Mr. Emanuel's resignation last month as President Obama's chief of staff was just one of several surprises in the race, which began when Mayor Richard M. Daley, a Democrat, unexpectedly announced his retirement in September. He hasn't had a serious challenger since he won the office in 1989.
A former Illinois congressman born in Chicago, Mr. Emanuel plans to make the announcement Saturday at the city's North Side High School.
Mr. Emanuel immediately became the presumptive front-runner after resigning his White House post, but political analysts quickly questioned whether he could distance himself from the administration's economic failures and win against a potentially deep field of candidates — including the high-profile Democratic Rep. Jesse L. Jackson Jr. and Illinois Attorney General Lisa Madigan, daughter of the state's longtime Speaker of the House Michael J. Madigan.
Both Mr. Jackson and Ms. Madigan have been noncommittal about their plans, and Mr. Emanuel still faces a challenge in winning the black and Hispanic vote in this largely Democratic, ethnically diverse Midwestern metropolis.
A group of black leaders called the Chicago Coalition for Mayor has chosen Democratic Rep. Danny K. Davis as its candidate. In addition, state Sen. James Meeks, a black preacher, and former Democratic Sen. Carol Moseley Braun, the first black woman in the U.S. Senate, also are considering a run. Mr. Davis also is expected to officially announce his candidacy this weekend.
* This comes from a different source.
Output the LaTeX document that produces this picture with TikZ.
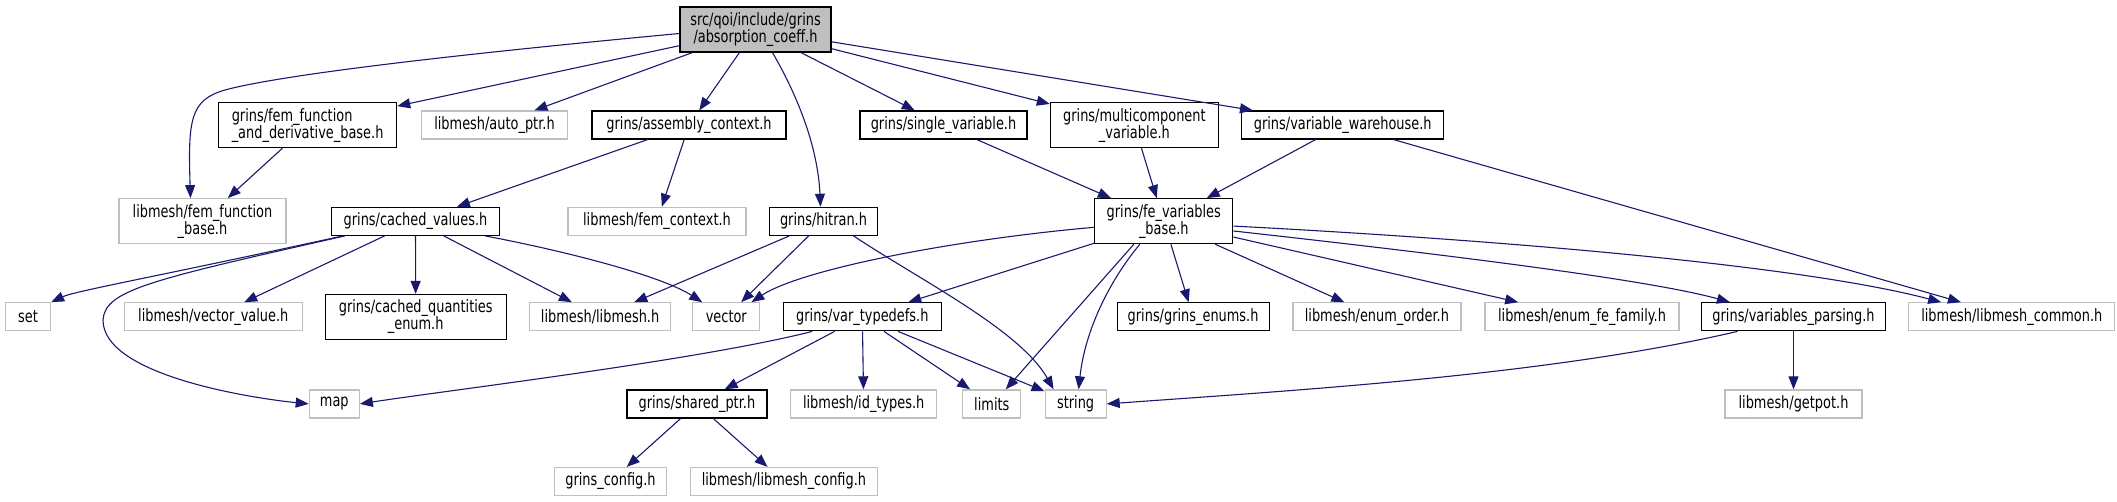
\documentclass[tikz,border=0pt]{standalone}
\usepackage{fontspec}
\setmainfont{DejaVu Sans}[FakeStretch=0.76]
\usetikzlibrary{arrows.meta}
\definecolor{DepEdge}{HTML}{191970}
\definecolor{ExtBorder}{HTML}{BFBFBF}
\definecolor{RootFill}{HTML}{BFBFBF}

\begin{document}
\begin{tikzpicture}[x=1pt, y=-1pt, >={Triangle[length=13pt,width=10pt]},
   font=\fontsize{17}{17}\selectfont,
   hdr/.style={draw=black, line width=1.2pt, fill=white, inner sep=0pt,
               minimum height=28pt, align=center},
   ext/.style={draw=ExtBorder, line width=1.2pt, fill=white, inner sep=0pt,
               minimum height=28pt, align=center},
   dep/.style={->, draw=DepEdge, line width=1.1pt}]
  \useasboundingbox (0,0) rectangle (2117,501);

  \node[hdr, fill=RootFill, minimum width=151pt, minimum height=45pt] (root) at (755.5,29.5) {src/qoi/include/grins\\/absorption\_coeff.h};

  \node[hdr, minimum width=178pt, minimum height=45pt, align=left] (femfdb) at (307.6,125.2) {grins/fem\_function\\\_and\_derivative\_base.h};
  \node[ext, minimum width=146pt] (autoptr) at (494.5,125) {libmesh/auto\_ptr.h};
  \node[hdr, minimum width=194pt] (asmctx) at (689,125) {grins/assembly\_context.h};
  \node[hdr, minimum width=167pt] (singlevar) at (943.5,125) {grins/single\_variable.h};
  \node[hdr, minimum width=168pt, minimum height=45pt] (multivar) at (1134.4,125.2) {grins/multicomponent\\\_variable.h};
  \node[hdr, minimum width=202pt] (varwh) at (1342.7,125) {grins/variable\_warehouse.h};

  \node[ext, minimum width=167pt, minimum height=45pt] (femfb) at (202.5,221.2) {libmesh/fem\_function\\\_base.h};
  \node[hdr, minimum width=168pt] (cachedv) at (415.5,221.3) {grins/cached\_values.h};
  \node[ext, minimum width=178pt] (femctx) at (657,221.3) {libmesh/fem\_context.h};
  \node[hdr, minimum width=108pt] (hitran) at (823.5,221.3) {grins/hitran.h};
  \node[hdr, minimum width=138pt, minimum height=45pt] (fevb) at (1163.8,221.2) {grins/fe\_variables\\\_base.h};

  \node[ext, minimum width=45pt] (setn) at (28,316.8) {set};
  \node[ext, minimum width=178pt] (vecval) at (213.3,316.8) {libmesh/vector\_value.h};
  \node[hdr, minimum width=181pt, minimum height=45pt] (cqenum) at (415.7,317) {grins/cached\_quantities\\\_enum.h};
  \node[ext, minimum width=141pt] (libmesh) at (600.1,316.8) {libmesh/libmesh.h};
  \node[ext, minimum width=67pt] (vectorn) at (726.3,316.8) {vector};
  \node[hdr, minimum width=158pt] (vartd) at (862.3,316.8) {grins/var\_typedefs.h};
  \node[hdr, minimum width=152pt] (genums) at (1193.1,316.8) {grins/grins\_enums.h};
  \node[ext, minimum width=168pt] (eorder) at (1376.9,316.8) {libmesh/enum\_order.h};
  \node[ext, minimum width=194pt] (efamily) at (1582,316.8) {libmesh/enum\_fe\_family.h};
  \node[hdr, minimum width=184pt] (vparse) at (1793.5,316.8) {grins/variables\_parsing.h};
  \node[ext, minimum width=206pt] (lmcommon) at (2011.8,316.8) {libmesh/libmesh\_common.h};

  \node[ext, minimum width=50pt] (mapn) at (334.3,403.9) {map};
  \node[hdr, minimum width=140pt] (sharedp) at (696.9,403.9) {grins/shared\_ptr.h};
  \node[ext, minimum width=146pt] (idtypes) at (863.7,403.9) {libmesh/id\_types.h};
  \node[ext, minimum width=58pt] (limitsn) at (991.8,403.9) {limits};
  \node[ext, minimum width=61pt] (stringn) at (1075.6,403.9) {string};
  \node[ext, minimum width=137pt] (getpot) at (1793.5,403.9) {libmesh/getpot.h};

  \node[ext, minimum width=112pt] (gconfig) at (610.5,481.5) {grins\_config.h};
  \node[ext, minimum width=187pt] (lmconfig) at (783.9,481.5) {libmesh/libmesh\_config.h};

  \draw[dep] (root.183) .. controls (450,55) and (280,75) .. (225,90)
    .. controls (190,100) and (188,120) .. ([xshift=-12pt]femfb.north);
  \draw[dep] (root) -- (femfdb);
  \draw[dep] (root) -- (autoptr);
  \draw[dep] (root) -- (asmctx);
  \draw[dep] ([xshift=17pt]root.south) .. controls (800,100) and (818,150) .. ([xshift=-3pt]hitran.north);
  \draw[dep] (root) -- (singlevar);
  \draw[dep] (root) -- (multivar);
  \draw[dep] (root) -- (varwh);

  \draw[dep] (femfdb) -- (femfb);
  \draw[dep] (asmctx) -- (cachedv);
  \draw[dep] (asmctx) -- (femctx);

  \draw[dep] ([xshift=12pt]cachedv.south west) .. controls (150,278) and (75,291) .. (setn.north east);
  \draw[dep] ([xshift=14pt]cachedv.south west) .. controls (150,280) and (105,290) .. (103,320)
    .. controls (103,375) and (250,398) .. (mapn.west);
  \draw[dep] (cachedv) -- (vecval);
  \draw[dep] (cachedv) -- (cqenum);
  \draw[dep] (cachedv) -- (libmesh);
  \draw[dep] ([xshift=-15pt]cachedv.south east) .. controls (560,250) and (660,275) .. ([xshift=10pt]vectorn.north west);

  \draw[dep] (hitran) -- (libmesh);
  \draw[dep] (hitran) -- (vectorn);
  \draw[dep] ([xshift=30pt]hitran.south) .. controls (920,280) and (1020,330) .. ([xshift=-22pt]stringn.north);

  \draw[dep] (singlevar) -- (fevb);
  \draw[dep] (multivar) -- (fevb);
  \draw[dep] (varwh) -- (fevb);
  \draw[dep] (varwh) -- (lmcommon);

  \draw[dep] (fevb.-175) .. controls (950,240) and (800,270) .. ([xshift=-9pt]vectorn.north east);
  \draw[dep] (fevb) -- (vartd);
  \draw[dep] ([xshift=-30pt]fevb.south) -- ([xshift=14pt]limitsn.north);
  \draw[dep] ([xshift=-24pt]fevb.south) .. controls (1110,280) and (1085,330) .. ([xshift=3pt]stringn.north);
  \draw[dep] (fevb) -- (genums);
  \draw[dep] (fevb) -- (eorder);
  \draw[dep] (fevb) -- (efamily);
  \draw[dep] (fevb.-8) .. controls (1450,255) and (1650,280) .. ([xshift=29pt]vparse.north west);
  \draw[dep] (fevb.-4) .. controls (1500,240) and (1800,265) .. ([xshift=33pt]lmcommon.north west);

  \draw[dep] ([xshift=-50pt]vartd.south) .. controls (700,360) and (450,390) .. (mapn.east);
  \draw[dep] (vartd) -- (sharedp);
  \draw[dep] (vartd) -- (idtypes);
  \draw[dep] (vartd) -- (limitsn);
  \draw[dep] (vartd) -- (stringn);

  \draw[dep] (sharedp) -- (gconfig);
  \draw[dep] (sharedp) -- (lmconfig);

  \draw[dep] ([xshift=-56pt]vparse.south) .. controls (1550,375) and (1300,390) .. (stringn.east);
  \draw[dep] (vparse) -- (getpot);
\end{tikzpicture}
\end{document}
Gery J. Chico, a former Daley chief of staff and president of Chicago public schools, hopes to capture the Hispanic vote. He ran and lost against Mr. Obama in a 2004 Democratic primary for a U.S. Senate seat from Illinois.
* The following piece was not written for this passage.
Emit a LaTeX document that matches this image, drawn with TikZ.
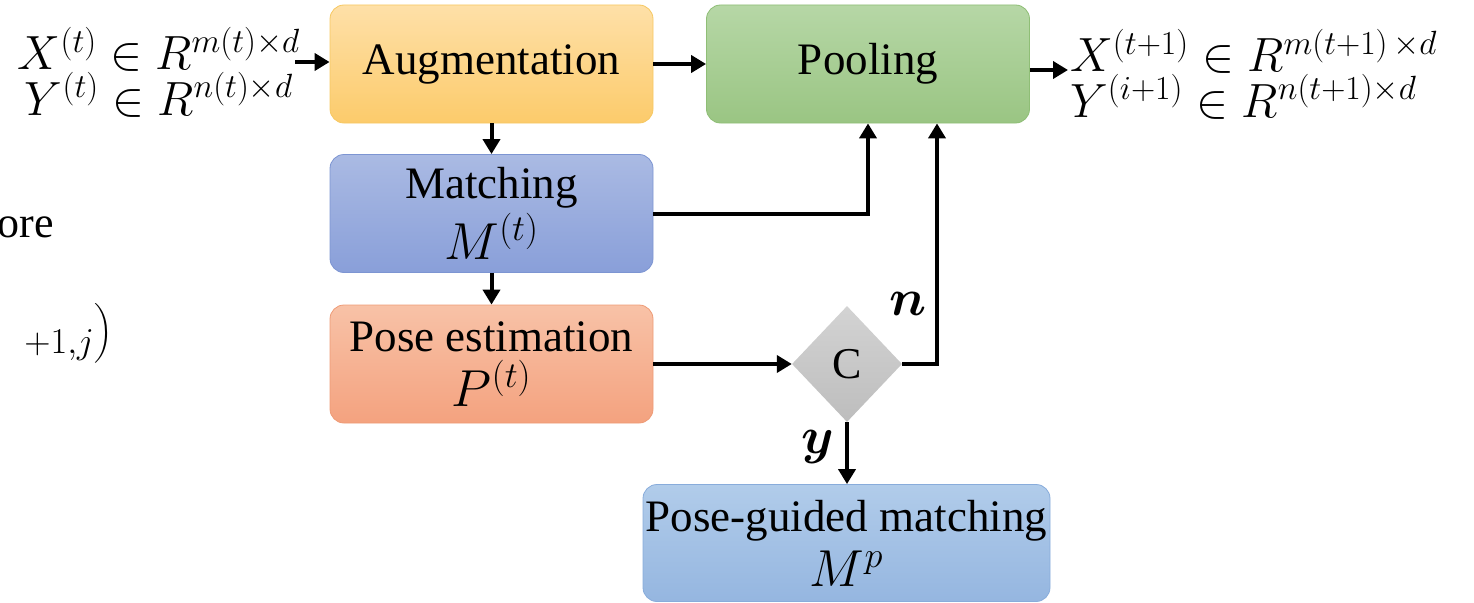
\RequirePackage{fix-cm}
\documentclass[tikz,border=0pt]{standalone}
\usepackage{fontspec}
\setmainfont{Liberation Serif}
\usepackage{amsmath,bm}
\usetikzlibrary{shapes.geometric,arrows.meta}
\definecolor{augT}{HTML}{FEE0A8}\definecolor{augB}{HTML}{FCCB6B}\definecolor{augD}{HTML}{F6C862}
\definecolor{poolT}{HTML}{B6D7A6}\definecolor{poolB}{HTML}{9AC583}\definecolor{poolD}{HTML}{8FBE76}
\definecolor{matT}{HTML}{AABAE3}\definecolor{matB}{HTML}{899FD9}\definecolor{matD}{HTML}{7D95D2}
\definecolor{posT}{HTML}{F8C2A7}\definecolor{posB}{HTML}{F4A27F}\definecolor{posD}{HTML}{EE9B76}
\definecolor{pgT}{HTML}{B1CCEA}\definecolor{pgB}{HTML}{95B6E0}\definecolor{pgD}{HTML}{88ACDB}
\definecolor{cT}{HTML}{D3D3D3}\definecolor{cB}{HTML}{BDBDBD}
\newcommand{\bigmath}[1]{{\fontsize{52}{52}\selectfont$#1$}}
\tikzset{
  blk/.style={rounded corners=14pt, minimum width=323pt, minimum height=118pt,
    inner sep=0pt, align=center, font=\fontsize{45}{50}\selectfont, line width=0.8pt},
  flow/.style={line width=4pt, -{Triangle[length=15pt,width=17pt]}},
  lbl/.style={font=\fontsize{44}{50}\selectfont, inner sep=0pt},
  eqn/.style={font=\fontsize{48}{44}\selectfont, inner sep=0pt},
}
\begin{document}
\begin{tikzpicture}[x=1pt,y=-1pt]
\useasboundingbox (0,0) rectangle (1474,602);
\clip (0,0) rectangle (1474,602);

% process blocks
\node[blk, draw=augD, top color=augT, bottom color=augB] (aug) at (491.5,64) {Augmentation};
\node[blk, draw=poolD, top color=poolT, bottom color=poolB] (pool) at (868,64) {Pooling};
\node[blk, draw=matD, top color=matT, bottom color=matB] (match) at (491.5,213.5)
  {Matching\\[4pt]\bigmath{M^{(t)}}};
\node[blk, draw=posD, top color=posT, bottom color=posB] (pose) at (491.5,364)
  {Pose estimation\\[5pt]\bigmath{P^{(t)}}};
\node[blk, minimum width=407pt, minimum height=117pt, draw=pgD, top color=pgT, bottom color=pgB]
  (pg) at (846.5,543) {Pose-guided matching\\[5pt]\bigmath{M^{p}}};
\node[diamond, minimum width=110pt, minimum height=116pt, inner sep=0pt,
  top color=cT, bottom color=cB, font=\fontsize{44}{50}\selectfont] (C) at (847,364) {C};

% inputs and outputs
\node[eqn, align=center, anchor=east] (in) at (300,72)
  {$X^{(t)}\in R^{m(t)\times d}$\\$Y^{(t)}\in R^{n(t)\times d}$};
\node[eqn, align=left, anchor=west] (out) at (1070,74)
  {$X^{(t+1)}\in R^{m(t+1)\,\times d}$\\$Y^{(i+1)}\in R^{n(t+1)\times d}$};

% text running in from the left edge
\node[lbl, anchor=base east] (frag1) at (54,237) {ore};
\node[lbl, anchor=base east] (frag2) at (113,346) {\bigmath{{}_{+1,j}\bigr)}};

% connectors
\coordinate (inA) at (295,62);
\draw[flow] (inA) -- (inA -| aug.west);
\draw[flow] (aug.east) -- (pool.west);
\coordinate (outA) at (1068,70);
\draw[flow] (outA -| pool.east) -- (outA);
\draw[flow] (aug.south) -- (match.north);
\draw[flow] (match.south) -- (pose.north);
\coordinate (mp) at (868,0);
\draw[flow] (match.east) -| (mp |- pool.south);
\draw[flow] (pose.east |- C.west) -- (C.west);
\coordinate (cn) at (937,0);
\draw[flow] (C.east) -| (cn |- pool.south);
\draw[flow] (C.south) -- (C.south |- pg.north);

% branch labels
\node[lbl] (nlab) at (908,304) {\bigmath{\bm{n}}};
\node[lbl] (ylab) at (818,447) {\bigmath{\bm{y}}};
\end{tikzpicture}
\end{document}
Candidates must submit 12,500 valid signatures by Nov. 22 to qualify. The election is in February, but a runoff could occur if no candidate gets 50 percent of the vote.
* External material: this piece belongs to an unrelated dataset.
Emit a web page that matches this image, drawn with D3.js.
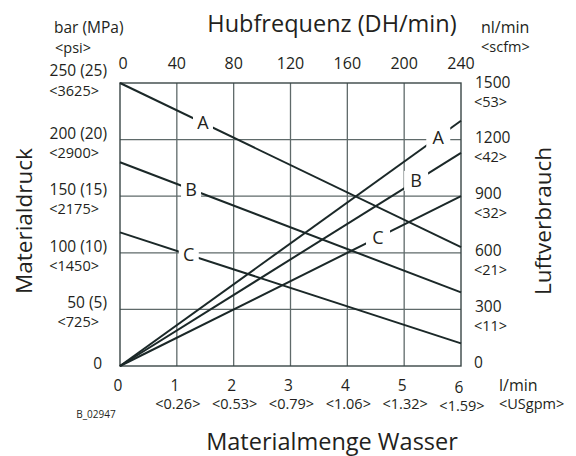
<!DOCTYPE html>
<html>
<head>
<meta charset="utf-8">
<script src="https://cdn.jsdelivr.net/npm/d3@7"></script>
<style>
  body { margin: 0; background: #fff; }
  svg text { font-family: "Open Sans", sans-serif; fill: #231f20; }
</style>
</head>
<body>
<svg id="chart" width="576" height="456"></svg>
<script>
/***************************************************************
    Data
****************************************************************/
const flowTicks = [0, 1, 2, 3, 4, 5, 6];
const flowUsgpm = ["", "<0.26>", "<0.53>", "<0.79>", "<1.06>", "<1.32>", "<1.59>"];
const cycleTicks = [0, 40, 80, 120, 160, 200, 240];
const pressureTicks = [0, 50, 100, 150, 200, 250];
const pressureMpa = [0, 5, 10, 15, 20, 25];
const pressurePsi = ["", "<725>", "<1450>", "<2175>", "<2900>", "<3625>"];
const airTicks = [0, 300, 600, 900, 1200, 1500];
const airScfm = ["", "<11>", "<21>", "<32>", "<42>", "<53>"];

const curveNames = ["A", "B", "C"];
// pressure (bar) at 0 and 6 l/min
const pressureA = [[0, 250], [6, 105]];
const pressureB = [[0, 180], [6, 65]];
const pressureC = [[0, 118], [6, 20]];
// air consumption (nl/min) at 0 and 6 l/min
const airA = [[0, 0], [6, 1300]];
const airB = [[0, 0], [6, 1130]];
const airC = [[0, 0], [6, 900]];

/***************************************************************
    Scales
****************************************************************/
const svg = d3.select("#chart");
const x = d3.scaleLinear().domain([0, 6]).range([120, 461]);
const xTop = d3.scaleLinear().domain([0, 240]).range([120, 461]);
const yP = d3.scaleLinear().domain([0, 250]).range([366, 83]);
const yA = d3.scaleLinear().domain([0, 1500]).range([366, 83]);

const gridColor = "#5f6a6a";
const lineColor = "#1b2828";

/***************************************************************
    Grid
****************************************************************/
const grid = svg.append("g");
grid.selectAll("line.v").data(flowTicks.slice(1, -1)).enter().append("line")
    .attr("x1", d => x(d)).attr("x2", d => x(d))
    .attr("y1", yP(250)).attr("y2", yP(0))
    .attr("stroke", gridColor).attr("stroke-width", 1.3);
grid.selectAll("line.h").data(pressureTicks.slice(1, -1)).enter().append("line")
    .attr("x1", x(0)).attr("x2", x(6))
    .attr("y1", d => yP(d)).attr("y2", d => yP(d))
    .attr("stroke", gridColor).attr("stroke-width", 1.3);
grid.append("rect")
    .attr("x", x(0)).attr("y", yP(250))
    .attr("width", x(6) - x(0)).attr("height", yP(0) - yP(250))
    .attr("fill", "none").attr("stroke", "#3a4646").attr("stroke-width", 1.4);

/***************************************************************
    Curves
****************************************************************/
const pLine = d3.line().x(d => x(d[0])).y(d => yP(d[1]));
const aLine = d3.line().x(d => x(d[0])).y(d => yA(d[1]));

[pressureA, pressureB, pressureC].forEach(s => {
    svg.append("path").attr("d", pLine(s)).attr("fill", "none")
        .attr("stroke", lineColor).attr("stroke-width", 2);
});
[airA, airB, airC].forEach(s => {
    svg.append("path").attr("d", aLine(s)).attr("fill", "none")
        .attr("stroke", lineColor).attr("stroke-width", 2);
});

// label a straight segment at a given flow value, with a white gap behind it
function valueAt(s, f) {
    return s[0][1] + (s[1][1] - s[0][1]) * (f - s[0][0]) / (s[1][0] - s[0][0]);
}
function curveLabel(name, cx, cy, w, h) {
    svg.append("rect").attr("x", cx - w / 2).attr("y", cy - h / 2)
        .attr("width", w).attr("height", h).attr("fill", "#fff");
    svg.append("text").attr("x", cx).attr("y", cy + 6.5)
        .attr("text-anchor", "middle").attr("font-size", 18).text(name);
}
const pLabelAt = [1.46, 1.25, 1.21];
const aLabelAt = [5.6, 5.21, 4.54];
[pressureA, pressureB, pressureC].forEach((s, i) => {
    curveLabel(curveNames[i], x(pLabelAt[i]), yP(valueAt(s, pLabelAt[i])), 20, 18);
});
[airA, airB, airC].forEach((s, i) => {
    curveLabel(curveNames[i], x(aLabelAt[i]), yA(valueAt(s, aLabelAt[i])), 24, 20);
});

/***************************************************************
    Tick labels
****************************************************************/
// top: cycle rate
svg.selectAll("text.top").data(cycleTicks).enter().append("text")
    .attr("x", d => xTop(d) + (d === 0 ? 3 : 0)).attr("y", 69)
    .attr("text-anchor", "middle").attr("font-size", 16).text(d => d);

// bottom: flow
svg.selectAll("text.bot").data(flowTicks).enter().append("text")
    .attr("x", d => x(d) - 2).attr("y", d => d === 6 ? 393 : 391)
    .attr("text-anchor", "middle").attr("font-size", 15.5).text(d => d);
svg.selectAll("text.bot2").data(flowTicks).enter().append("text")
    .attr("x", d => x(d) + 1).attr("y", d => d === 6 ? 411 : 409)
    .attr("text-anchor", "middle").attr("font-size", 14.5).text((d, i) => flowUsgpm[i]);

// left: pressure
svg.selectAll("text.left").data(pressureTicks).enter().append("text")
    .attr("x", d => d === 0 ? 102 : 107)
    .attr("y", d => yP(d) + (d === 0 ? 3 : d === 250 ? -7 : -1))
    .attr("text-anchor", "end").attr("font-size", 15.5)
    .text((d, i) => d === 0 ? "0" : d + " (" + pressureMpa[i] + ")");
svg.selectAll("text.left2").data(pressureTicks).enter().append("text")
    .attr("x", 99)
    .attr("y", d => yP(d) + (d === 250 ? 13 : 18))
    .attr("text-anchor", "end").attr("font-size", 14.5)
    .text((d, i) => pressurePsi[i]);

// right: air consumption
svg.selectAll("text.right").data(airTicks).enter().append("text")
    .attr("x", d => d === 0 ? 474 : 475)
    .attr("y", d => yA(d) + (d === 0 ? 2 : d === 1500 ? 5 : 3))
    .attr("font-size", 15.5).text(d => d);
svg.selectAll("text.right2").data(airTicks).enter().append("text")
    .attr("x", 474)
    .attr("y", d => yA(d) + (d === 1500 ? 24 : 22))
    .attr("font-size", 14.5).text((d, i) => airScfm[i]);

/***************************************************************
    Axis titles and units
****************************************************************/
svg.append("text").attr("x", 332).attr("y", 32).attr("text-anchor", "middle")
    .attr("font-size", 23.5).text("Hubfrequenz (DH/min)");
svg.append("text").attr("x", 332).attr("y", 450).attr("text-anchor", "middle")
    .attr("font-size", 23.5).text("Materialmenge Wasser");
svg.append("text").attr("transform", "translate(32,221) rotate(-90)")
    .attr("text-anchor", "middle").attr("font-size", 22.5).text("Materialdruck");
svg.append("text").attr("transform", "translate(551,221) rotate(-90)")
    .attr("text-anchor", "middle").attr("font-size", 22.5).text("Luftverbrauch");

svg.append("text").attr("x", 54).attr("y", 33).attr("font-size", 15.5).text("bar (MPa)");
svg.append("text").attr("x", 55).attr("y", 53).attr("font-size", 14.5).text("<psi>");
svg.append("text").attr("x", 481).attr("y", 33).attr("font-size", 16).text("nl/min");
svg.append("text").attr("x", 481).attr("y", 52).attr("font-size", 14.5).text("<scfm>");
svg.append("text").attr("x", 499).attr("y", 391).attr("font-size", 16).text("l/min");
svg.append("text").attr("x", 499).attr("y", 409).attr("font-size", 14.5).text("<USgpm>");
svg.append("text").attr("x", 96).attr("y", 418).attr("text-anchor", "middle")
    .attr("font-size", 10).text("B_02947");
</script>
</body>
</html>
Mr. Emanuel already has faced criticism for not specifically addressing how he would fix many of Chicago's problems, including a projected $700 million deficit for public schools, an expensive trash-removal system and an underfunded employee pension system.
"He's been asked but has yet to say, 'Here's my five-point plan,'" said Jessica Levinson, director of political reform at the nonpartisan Center for Governmental Studies. "As a voter, I would really want to know what my candidates are going to do. It's not like Rahm's never held office before."
Another key question is whether Mr. Emanuel, 50, can channel some of the outside-candidate energy that helped others.
"There's never been a loss in a candidate coming in and saying, 'I'm going to clean up your city, your state or your federal government," Ms. Levinson said.